--- Goal ---
Print the first line of the material below and each line after it, exactly as written, ending with the line that contains "plt.rcParams['axes.unicode_minus'] = False".

= = = = = = =

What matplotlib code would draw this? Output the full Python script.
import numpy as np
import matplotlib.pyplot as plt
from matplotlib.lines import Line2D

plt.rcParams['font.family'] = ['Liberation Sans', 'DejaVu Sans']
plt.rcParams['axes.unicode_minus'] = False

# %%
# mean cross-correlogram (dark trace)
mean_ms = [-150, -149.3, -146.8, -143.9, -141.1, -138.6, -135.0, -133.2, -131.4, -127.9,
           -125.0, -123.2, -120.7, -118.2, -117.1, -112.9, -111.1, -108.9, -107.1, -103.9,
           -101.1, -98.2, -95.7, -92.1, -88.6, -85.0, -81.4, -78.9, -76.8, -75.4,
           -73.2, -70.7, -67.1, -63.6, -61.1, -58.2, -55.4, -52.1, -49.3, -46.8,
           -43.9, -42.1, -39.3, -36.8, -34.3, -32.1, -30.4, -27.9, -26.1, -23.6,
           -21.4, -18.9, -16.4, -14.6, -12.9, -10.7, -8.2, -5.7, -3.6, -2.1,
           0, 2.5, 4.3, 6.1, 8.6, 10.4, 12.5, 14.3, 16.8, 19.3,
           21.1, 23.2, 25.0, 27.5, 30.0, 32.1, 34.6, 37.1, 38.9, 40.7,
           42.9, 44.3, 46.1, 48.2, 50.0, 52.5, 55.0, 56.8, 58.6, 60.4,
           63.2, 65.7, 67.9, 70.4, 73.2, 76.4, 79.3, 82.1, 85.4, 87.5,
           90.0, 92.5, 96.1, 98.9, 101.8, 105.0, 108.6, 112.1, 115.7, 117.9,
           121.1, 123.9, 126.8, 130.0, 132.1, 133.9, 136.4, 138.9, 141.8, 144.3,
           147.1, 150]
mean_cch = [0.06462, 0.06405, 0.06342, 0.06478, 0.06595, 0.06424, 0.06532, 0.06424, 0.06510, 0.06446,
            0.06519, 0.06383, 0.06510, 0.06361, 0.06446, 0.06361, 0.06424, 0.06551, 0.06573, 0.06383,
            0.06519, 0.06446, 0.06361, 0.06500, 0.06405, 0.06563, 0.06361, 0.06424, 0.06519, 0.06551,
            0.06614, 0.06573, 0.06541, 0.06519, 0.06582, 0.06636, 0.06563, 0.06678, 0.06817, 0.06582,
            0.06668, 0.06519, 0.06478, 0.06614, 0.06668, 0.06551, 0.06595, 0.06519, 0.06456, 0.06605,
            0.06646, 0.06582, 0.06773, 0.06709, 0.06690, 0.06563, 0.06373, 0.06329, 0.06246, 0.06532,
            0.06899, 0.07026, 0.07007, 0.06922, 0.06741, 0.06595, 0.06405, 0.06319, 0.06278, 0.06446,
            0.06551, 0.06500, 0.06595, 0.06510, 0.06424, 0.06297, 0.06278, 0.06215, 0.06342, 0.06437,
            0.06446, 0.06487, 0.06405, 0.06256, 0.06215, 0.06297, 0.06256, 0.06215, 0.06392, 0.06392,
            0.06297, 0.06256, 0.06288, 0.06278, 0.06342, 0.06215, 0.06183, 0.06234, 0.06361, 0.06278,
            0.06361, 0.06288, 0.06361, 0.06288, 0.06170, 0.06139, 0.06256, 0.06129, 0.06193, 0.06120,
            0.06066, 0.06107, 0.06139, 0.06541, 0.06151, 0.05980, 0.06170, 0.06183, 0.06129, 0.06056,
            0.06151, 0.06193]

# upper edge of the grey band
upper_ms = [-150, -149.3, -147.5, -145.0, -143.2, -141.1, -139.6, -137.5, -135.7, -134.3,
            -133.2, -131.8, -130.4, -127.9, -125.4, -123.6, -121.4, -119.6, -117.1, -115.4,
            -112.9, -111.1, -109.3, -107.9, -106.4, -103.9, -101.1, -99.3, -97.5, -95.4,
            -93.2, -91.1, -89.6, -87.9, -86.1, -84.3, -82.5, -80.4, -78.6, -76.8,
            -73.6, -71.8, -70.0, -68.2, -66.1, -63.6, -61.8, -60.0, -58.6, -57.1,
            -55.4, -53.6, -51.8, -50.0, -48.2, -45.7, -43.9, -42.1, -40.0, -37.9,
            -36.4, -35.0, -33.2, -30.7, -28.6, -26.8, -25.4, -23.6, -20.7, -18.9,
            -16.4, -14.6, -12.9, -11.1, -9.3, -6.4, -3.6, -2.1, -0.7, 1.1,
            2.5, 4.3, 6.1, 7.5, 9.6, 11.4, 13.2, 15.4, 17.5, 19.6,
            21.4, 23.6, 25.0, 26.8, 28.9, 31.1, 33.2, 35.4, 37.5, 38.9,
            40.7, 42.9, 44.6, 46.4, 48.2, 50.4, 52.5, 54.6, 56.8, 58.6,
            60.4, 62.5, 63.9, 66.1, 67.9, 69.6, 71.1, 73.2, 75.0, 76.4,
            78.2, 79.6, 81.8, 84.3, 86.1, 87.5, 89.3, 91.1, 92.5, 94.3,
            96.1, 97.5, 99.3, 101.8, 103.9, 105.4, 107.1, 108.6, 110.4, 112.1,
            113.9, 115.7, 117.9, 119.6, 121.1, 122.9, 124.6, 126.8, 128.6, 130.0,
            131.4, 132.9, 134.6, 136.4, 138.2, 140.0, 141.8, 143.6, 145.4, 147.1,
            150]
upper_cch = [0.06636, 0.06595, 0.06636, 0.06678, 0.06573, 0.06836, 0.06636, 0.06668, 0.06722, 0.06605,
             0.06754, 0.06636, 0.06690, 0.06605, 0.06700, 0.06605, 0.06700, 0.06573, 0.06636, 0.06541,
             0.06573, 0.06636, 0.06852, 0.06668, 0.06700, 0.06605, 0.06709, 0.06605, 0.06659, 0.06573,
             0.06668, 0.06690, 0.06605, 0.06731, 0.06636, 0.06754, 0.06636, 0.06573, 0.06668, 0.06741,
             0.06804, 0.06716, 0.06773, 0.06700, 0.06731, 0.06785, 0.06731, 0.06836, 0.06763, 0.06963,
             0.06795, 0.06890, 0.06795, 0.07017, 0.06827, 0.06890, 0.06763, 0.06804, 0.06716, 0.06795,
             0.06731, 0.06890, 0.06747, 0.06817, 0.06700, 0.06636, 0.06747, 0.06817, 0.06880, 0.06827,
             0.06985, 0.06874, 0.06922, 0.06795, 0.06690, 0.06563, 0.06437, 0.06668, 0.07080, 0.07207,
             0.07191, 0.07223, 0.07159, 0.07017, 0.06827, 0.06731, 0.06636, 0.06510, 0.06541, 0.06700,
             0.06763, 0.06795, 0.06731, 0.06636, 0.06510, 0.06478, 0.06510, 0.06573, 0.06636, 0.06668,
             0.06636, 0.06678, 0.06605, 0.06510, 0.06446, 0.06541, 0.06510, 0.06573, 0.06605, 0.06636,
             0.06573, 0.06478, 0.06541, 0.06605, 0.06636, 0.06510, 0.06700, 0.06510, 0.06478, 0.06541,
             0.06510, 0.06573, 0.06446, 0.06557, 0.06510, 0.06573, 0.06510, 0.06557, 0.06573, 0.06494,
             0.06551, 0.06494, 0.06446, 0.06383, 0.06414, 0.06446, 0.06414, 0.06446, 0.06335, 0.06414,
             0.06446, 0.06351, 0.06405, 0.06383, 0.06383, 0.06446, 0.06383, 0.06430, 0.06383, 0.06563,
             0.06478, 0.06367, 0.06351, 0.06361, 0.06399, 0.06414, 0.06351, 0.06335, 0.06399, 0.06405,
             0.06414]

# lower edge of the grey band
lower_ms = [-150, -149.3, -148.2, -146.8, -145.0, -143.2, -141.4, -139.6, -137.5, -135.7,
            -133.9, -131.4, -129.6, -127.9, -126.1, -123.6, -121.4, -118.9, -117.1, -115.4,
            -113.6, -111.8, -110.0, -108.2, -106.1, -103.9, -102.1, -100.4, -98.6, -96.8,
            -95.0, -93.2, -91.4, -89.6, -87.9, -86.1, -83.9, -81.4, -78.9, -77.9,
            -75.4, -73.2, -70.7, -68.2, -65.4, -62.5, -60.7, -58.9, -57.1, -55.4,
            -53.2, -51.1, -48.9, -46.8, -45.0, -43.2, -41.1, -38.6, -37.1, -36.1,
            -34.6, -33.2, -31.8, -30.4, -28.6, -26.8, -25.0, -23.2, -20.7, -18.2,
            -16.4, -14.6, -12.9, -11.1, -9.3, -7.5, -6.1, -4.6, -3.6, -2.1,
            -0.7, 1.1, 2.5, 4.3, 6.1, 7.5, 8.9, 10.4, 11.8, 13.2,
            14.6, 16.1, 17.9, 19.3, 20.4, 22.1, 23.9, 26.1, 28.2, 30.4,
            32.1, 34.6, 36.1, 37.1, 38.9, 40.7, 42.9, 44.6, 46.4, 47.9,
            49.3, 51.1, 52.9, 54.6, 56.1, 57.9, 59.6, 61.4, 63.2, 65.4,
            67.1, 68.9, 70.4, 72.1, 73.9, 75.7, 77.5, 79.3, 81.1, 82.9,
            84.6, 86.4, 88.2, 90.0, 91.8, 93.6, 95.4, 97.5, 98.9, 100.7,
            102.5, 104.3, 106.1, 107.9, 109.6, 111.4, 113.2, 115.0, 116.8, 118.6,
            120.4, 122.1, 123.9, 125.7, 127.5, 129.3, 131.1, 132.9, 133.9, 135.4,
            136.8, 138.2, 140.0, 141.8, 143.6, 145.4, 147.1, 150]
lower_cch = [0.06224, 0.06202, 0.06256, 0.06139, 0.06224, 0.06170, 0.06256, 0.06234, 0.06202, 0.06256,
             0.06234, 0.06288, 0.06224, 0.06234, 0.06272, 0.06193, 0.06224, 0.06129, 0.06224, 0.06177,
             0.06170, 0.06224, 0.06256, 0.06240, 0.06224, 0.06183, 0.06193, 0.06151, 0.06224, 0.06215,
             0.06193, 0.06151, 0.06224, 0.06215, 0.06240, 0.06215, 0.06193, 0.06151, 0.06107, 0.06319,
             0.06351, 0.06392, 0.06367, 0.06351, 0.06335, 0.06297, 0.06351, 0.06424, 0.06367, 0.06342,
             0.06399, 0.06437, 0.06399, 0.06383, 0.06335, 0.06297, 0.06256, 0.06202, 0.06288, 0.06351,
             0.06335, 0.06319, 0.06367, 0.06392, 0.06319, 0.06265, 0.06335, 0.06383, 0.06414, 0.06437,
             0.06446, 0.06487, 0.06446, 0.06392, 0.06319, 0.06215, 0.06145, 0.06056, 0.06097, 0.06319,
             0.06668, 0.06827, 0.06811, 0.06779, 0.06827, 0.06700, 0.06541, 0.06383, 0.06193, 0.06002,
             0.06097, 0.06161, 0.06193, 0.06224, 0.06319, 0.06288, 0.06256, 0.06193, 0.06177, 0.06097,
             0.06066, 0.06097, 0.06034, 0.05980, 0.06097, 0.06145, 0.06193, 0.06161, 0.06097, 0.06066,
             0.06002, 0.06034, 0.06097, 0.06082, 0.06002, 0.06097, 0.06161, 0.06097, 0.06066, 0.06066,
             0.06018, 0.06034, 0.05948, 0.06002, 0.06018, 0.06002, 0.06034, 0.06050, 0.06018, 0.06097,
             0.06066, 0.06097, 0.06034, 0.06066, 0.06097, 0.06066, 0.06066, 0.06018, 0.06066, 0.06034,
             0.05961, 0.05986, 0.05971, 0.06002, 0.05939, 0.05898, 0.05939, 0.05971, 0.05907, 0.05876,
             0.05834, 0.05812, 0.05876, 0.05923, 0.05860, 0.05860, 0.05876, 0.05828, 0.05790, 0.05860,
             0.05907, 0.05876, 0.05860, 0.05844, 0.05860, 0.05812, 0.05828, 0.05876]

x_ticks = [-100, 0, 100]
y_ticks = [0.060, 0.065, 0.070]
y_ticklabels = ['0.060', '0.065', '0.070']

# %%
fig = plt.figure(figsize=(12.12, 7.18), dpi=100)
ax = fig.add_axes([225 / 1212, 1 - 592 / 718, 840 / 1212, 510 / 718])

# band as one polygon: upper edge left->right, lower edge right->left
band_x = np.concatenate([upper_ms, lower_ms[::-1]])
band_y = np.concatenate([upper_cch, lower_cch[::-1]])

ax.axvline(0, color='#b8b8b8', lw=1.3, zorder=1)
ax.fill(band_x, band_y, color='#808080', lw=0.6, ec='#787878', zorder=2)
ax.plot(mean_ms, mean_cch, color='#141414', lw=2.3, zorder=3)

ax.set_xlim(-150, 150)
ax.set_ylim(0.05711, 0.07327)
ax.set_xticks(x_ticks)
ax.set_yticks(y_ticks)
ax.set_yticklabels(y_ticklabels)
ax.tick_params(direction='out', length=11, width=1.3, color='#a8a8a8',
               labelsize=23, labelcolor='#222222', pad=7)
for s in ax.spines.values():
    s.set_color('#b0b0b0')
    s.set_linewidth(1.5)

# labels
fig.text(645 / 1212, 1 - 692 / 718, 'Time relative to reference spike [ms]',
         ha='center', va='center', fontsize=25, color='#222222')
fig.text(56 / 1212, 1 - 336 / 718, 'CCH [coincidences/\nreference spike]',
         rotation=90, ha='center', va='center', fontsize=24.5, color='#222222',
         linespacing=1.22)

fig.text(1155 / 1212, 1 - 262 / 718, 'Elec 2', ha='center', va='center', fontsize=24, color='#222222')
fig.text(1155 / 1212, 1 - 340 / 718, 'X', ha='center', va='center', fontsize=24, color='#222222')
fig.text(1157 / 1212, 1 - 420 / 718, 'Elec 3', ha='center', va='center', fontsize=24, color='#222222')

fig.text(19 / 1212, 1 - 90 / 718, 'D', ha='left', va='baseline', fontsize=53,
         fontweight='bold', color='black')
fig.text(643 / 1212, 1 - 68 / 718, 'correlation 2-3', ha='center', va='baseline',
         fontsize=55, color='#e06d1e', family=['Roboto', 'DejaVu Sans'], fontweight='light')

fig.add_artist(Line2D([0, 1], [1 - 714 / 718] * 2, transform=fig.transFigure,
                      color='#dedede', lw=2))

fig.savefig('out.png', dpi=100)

= = = = = = =

--- The response ---
What matplotlib code would draw this? Output the full Python script.
import numpy as np
import matplotlib.pyplot as plt
from matplotlib.lines import Line2D

plt.rcParams['font.family'] = ['Liberation Sans', 'DejaVu Sans']
plt.rcParams['axes.unicode_minus'] = False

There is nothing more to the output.